# AIM OF THE EXERCISE
The material below should be written out in full and exactly; pictures stay out of the copy.

** Start of RECORDED DATA **

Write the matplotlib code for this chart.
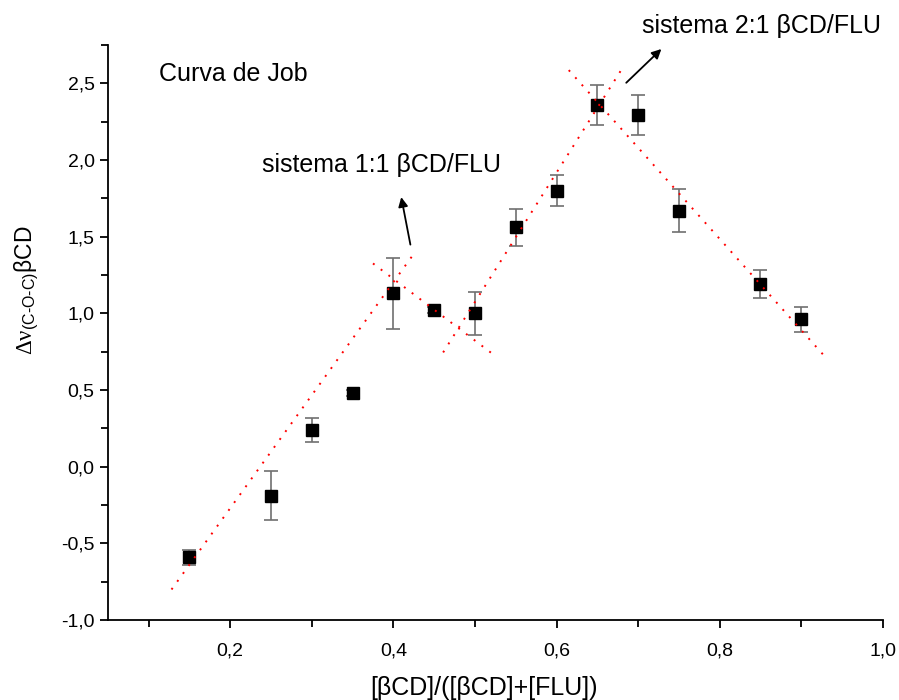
import numpy as np
import matplotlib
matplotlib.use('Agg')
import matplotlib.pyplot as plt
from matplotlib.ticker import FuncFormatter, MultipleLocator

plt.rcParams['font.family'] = ['Liberation Sans', 'DejaVu Sans']
plt.rcParams['mathtext.fontset'] = 'custom'
plt.rcParams['mathtext.rm'] = 'Liberation Serif'
plt.rcParams['mathtext.it'] = 'Liberation Serif:italic'
plt.rcParams['mathtext.sf'] = 'Liberation Sans'

# data
ratio = [0.15, 0.25, 0.30, 0.35, 0.40, 0.45, 0.50, 0.55, 0.60, 0.65, 0.70, 0.75, 0.85, 0.90]
dnu = [-0.59, -0.19, 0.24, 0.48, 1.13, 1.02, 1.00, 1.56, 1.80, 2.36, 2.29, 1.67, 1.19, 0.96]
dnu_err = [0.05, 0.16, 0.08, 0.02, 0.23, 0.02, 0.14, 0.12, 0.10, 0.13, 0.13, 0.14, 0.09, 0.08]

# dotted guide lines (start x, start y, end x, end y)
guide_x = [[0.128, 0.424], [0.375, 0.523], [0.461, 0.681], [0.615, 0.927]]
guide_y = [[-0.80, 1.38], [1.325, 0.73], [0.745, 2.60], [2.585, 0.73]]

fig = plt.figure(figsize=(8.99, 7.0), dpi=100)
ax = fig.add_axes([0.120, 0.114, 0.862, 0.822])

for gx, gy in zip(guide_x, guide_y):
    ax.plot(gx, gy, color='red', linestyle=(0, (1, 4)), linewidth=1.4, zorder=3)

ax.errorbar(ratio, dnu, yerr=dnu_err, fmt='s', color='black', markersize=8.5,
            ecolor='#707070', elinewidth=1.2, capsize=5, capthick=1.2, zorder=2)

ax.set_xlim(0.05, 1.0)
ax.set_ylim(-1.0, 2.75)

ax.spines['top'].set_visible(False)
ax.spines['right'].set_visible(False)
ax.spines['left'].set_linewidth(1.3)
ax.spines['bottom'].set_linewidth(1.3)

ax.xaxis.set_major_locator(MultipleLocator(0.2))
ax.xaxis.set_minor_locator(MultipleLocator(0.1))
ax.yaxis.set_major_locator(MultipleLocator(0.5))
ax.yaxis.set_minor_locator(MultipleLocator(0.25))
comma = FuncFormatter(lambda v, p: f'{v:.1f}'.replace('.', ','))
ax.xaxis.set_major_formatter(comma)
ax.yaxis.set_major_formatter(comma)
ax.tick_params(which='both', direction='out', width=1.3, labelsize=14)
ax.tick_params(which='major', length=6)
ax.tick_params(which='minor', length=5)
ax.tick_params(axis='x', pad=10)

ax.set_xlabel('[βCD]/([βCD]+[FLU])', fontsize=18)
ax.xaxis.set_label_coords(0.486, -0.097)
ax.set_ylabel(r'$\mathrm{\Delta\nu}_{\mathsf{(C‐O‐C)}}$βCD', fontsize=16.5)
ax.yaxis.set_label_coords(-0.088, 0.573)

ax.text(0.1123, 2.56, 'Curva de Job', fontsize=18, ha='left', va='center')
ax.text(0.386, 1.965, 'sistema 1:1 βCD/FLU', fontsize=18, ha='center', va='center')
ax.text(0.851, 2.87, 'sistema 2:1 βCD/FLU', fontsize=18, ha='center', va='center', clip_on=False)

arrow = dict(arrowstyle='-|>', color='black', lw=1.3, mutation_scale=14)
ax.annotate('', xy=(0.409, 1.775), xytext=(0.4215, 1.43), arrowprops=arrow)
ax.annotate('', xy=(0.731, 2.735), xytext=(0.683, 2.49), arrowprops=arrow,
            annotation_clip=False)

plt.savefig('out.png', dpi=100)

** End of RECORDED DATA **

# RIGHT ANSWER
Write the matplotlib code for this chart.
import numpy as np
import matplotlib
matplotlib.use('Agg')
import matplotlib.pyplot as plt
from matplotlib.ticker import FuncFormatter, MultipleLocator

plt.rcParams['font.family'] = ['Liberation Sans', 'DejaVu Sans']
plt.rcParams['mathtext.fontset'] = 'custom'
plt.rcParams['mathtext.rm'] = 'Liberation Serif'
plt.rcParams['mathtext.it'] = 'Liberation Serif:italic'
plt.rcParams['mathtext.sf'] = 'Liberation Sans'

# data
ratio = [0.15, 0.25, 0.30, 0.35, 0.40, 0.45, 0.50, 0.55, 0.60, 0.65, 0.70, 0.75, 0.85, 0.90]
dnu = [-0.59, -0.19, 0.24, 0.48, 1.13, 1.02, 1.00, 1.56, 1.80, 2.36, 2.29, 1.67, 1.19, 0.96]
dnu_err = [0.05, 0.16, 0.08, 0.02, 0.23, 0.02, 0.14, 0.12, 0.10, 0.13, 0.13, 0.14, 0.09, 0.08]

# dotted guide lines (start x, start y, end x, end y)
guide_x = [[0.128, 0.424], [0.375, 0.523], [0.461, 0.681], [0.615, 0.927]]
guide_y = [[-0.80, 1.38], [1.325, 0.73], [0.745, 2.60], [2.585, 0.73]]

fig = plt.figure(figsize=(8.99, 7.0), dpi=100)
ax = fig.add_axes([0.120, 0.114, 0.862, 0.822])

for gx, gy in zip(guide_x, guide_y):
    ax.plot(gx, gy, color='red', linestyle=(0, (1, 4)), linewidth=1.4, zorder=3)

ax.errorbar(ratio, dnu, yerr=dnu_err, fmt='s', color='black', markersize=8.5,
            ecolor='#707070', elinewidth=1.2, capsize=5, capthick=1.2, zorder=2)

ax.set_xlim(0.05, 1.0)
ax.set_ylim(-1.0, 2.75)

ax.spines['top'].set_visible(False)
ax.spines['right'].set_visible(False)
ax.spines['left'].set_linewidth(1.3)
ax.spines['bottom'].set_linewidth(1.3)

ax.xaxis.set_major_locator(MultipleLocator(0.2))
ax.xaxis.set_minor_locator(MultipleLocator(0.1))
ax.yaxis.set_major_locator(MultipleLocator(0.5))
ax.yaxis.set_minor_locator(MultipleLocator(0.25))
comma = FuncFormatter(lambda v, p: f'{v:.1f}'.replace('.', ','))
ax.xaxis.set_major_formatter(comma)
ax.yaxis.set_major_formatter(comma)
ax.tick_params(which='both', direction='out', width=1.3, labelsize=14)
ax.tick_params(which='major', length=6)
ax.tick_params(which='minor', length=5)
ax.tick_params(axis='x', pad=10)

ax.set_xlabel('[βCD]/([βCD]+[FLU])', fontsize=18)
ax.xaxis.set_label_coords(0.486, -0.097)
ax.set_ylabel(r'$\mathrm{\Delta\nu}_{\mathsf{(C‐O‐C)}}$βCD', fontsize=16.5)
ax.yaxis.set_label_coords(-0.088, 0.573)

ax.text(0.1123, 2.56, 'Curva de Job', fontsize=18, ha='left', va='center')
ax.text(0.386, 1.965, 'sistema 1:1 βCD/FLU', fontsize=18, ha='center', va='center')
ax.text(0.851, 2.87, 'sistema 2:1 βCD/FLU', fontsize=18, ha='center', va='center', clip_on=False)

arrow = dict(arrowstyle='-|>', color='black', lw=1.3, mutation_scale=14)
ax.annotate('', xy=(0.409, 1.775), xytext=(0.4215, 1.43), arrowprops=arrow)
ax.annotate('', xy=(0.731, 2.735), xytext=(0.683, 2.49), arrowprops=arrow,
            annotation_clip=False)

plt.savefig('out.png', dpi=100)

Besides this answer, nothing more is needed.